Supreme Court Ruling Won’t Impact Future Hospital Mergers

by webadmin on February 21, 2013

After the Supreme Court ruled this week against Phoebe Putney Health System, Inc.’s attempted $195-million acquisition of Palmyra Park Hospital, accepting the FTC’s anticompetitive challenge against the system, many healthcare executives might be wondering how the Court’s decision will impact future hospital mergers.

According to John Commins at HealthLeaders Media, it probably won’t have much of an affect at all.

If the Phoebe-Palmyra deal had gone through, the system would have controlled 85 percent of its region, Commins writes.
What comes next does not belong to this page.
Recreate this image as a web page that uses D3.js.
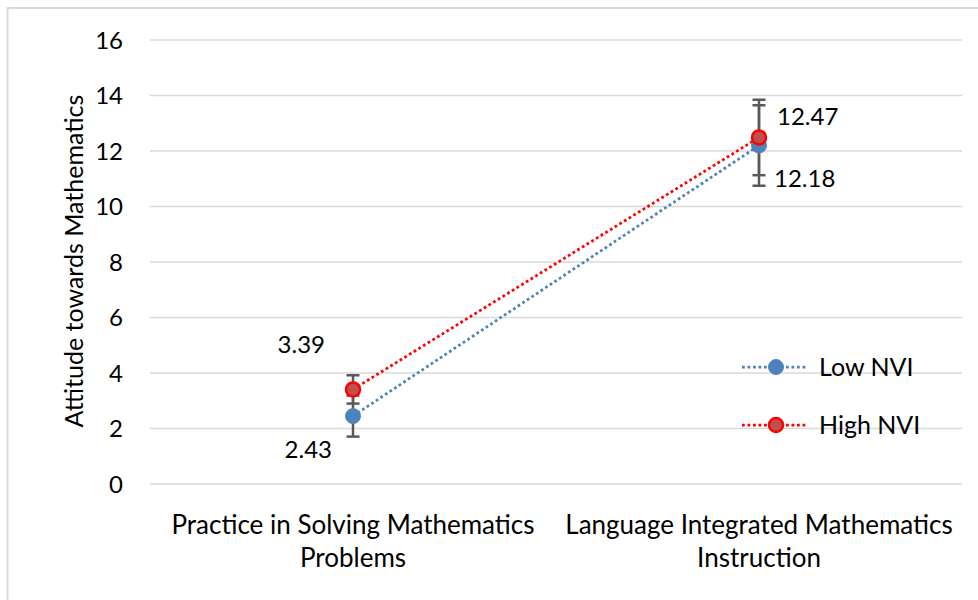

In attempting to pull off the merger, “the FTC alleged that Phoebe Putney constructed an elaborate scheme that used the Hospital Authority of Albany-Dougherty County, Ga., as a ‘straw man’ to ‘cloak private, anticompetitive activity in governmental guise in the hopes that it would exempt the acquisition from federal antitrust law.’”

In two separate FTC appeals, a federal district judge and the 11th Circuit Court ruled in Phoebe Putney’s favor. However, Jay Levine, a healthcare antitrust specialist with Bradley Arant Boult Cummings LLP, said the Supreme Court primarily took issue with “the 11th circuit interpretation of foreseeability,” seeing it as “far too loose.”

Levine explains, “In that respect it could have broader implications. But most transactions among hospitals today are not done pursuant to any hospital authority, are really just private transactions so state action really isn’t applicable.”

Levin does believe, Commins explains, that state policies encouraging integration and formation of collaboratives under the PPACA might be reexamined thanks to this ruling, “because if you are different practice groups or you are a (Physician Hospital Organization) and you want to do something because a state authorizes us to get together to create this sort of network, then if you are going to try to avoid antitrust scrutiny by pointing to that state mandate and saying there is a clear articulation of state policy to displace competition, you are going to have to prove that your conduct was a foreseeable result of that state mandate and that now that foreseeability standard is not as loose.”

What is your opinion of the Supreme Court’s ruling in the Phoebe Putney case? Do you agree or disagree with the decision? As executives, do you agree that it won’t have much of an impact on future hospital mergers?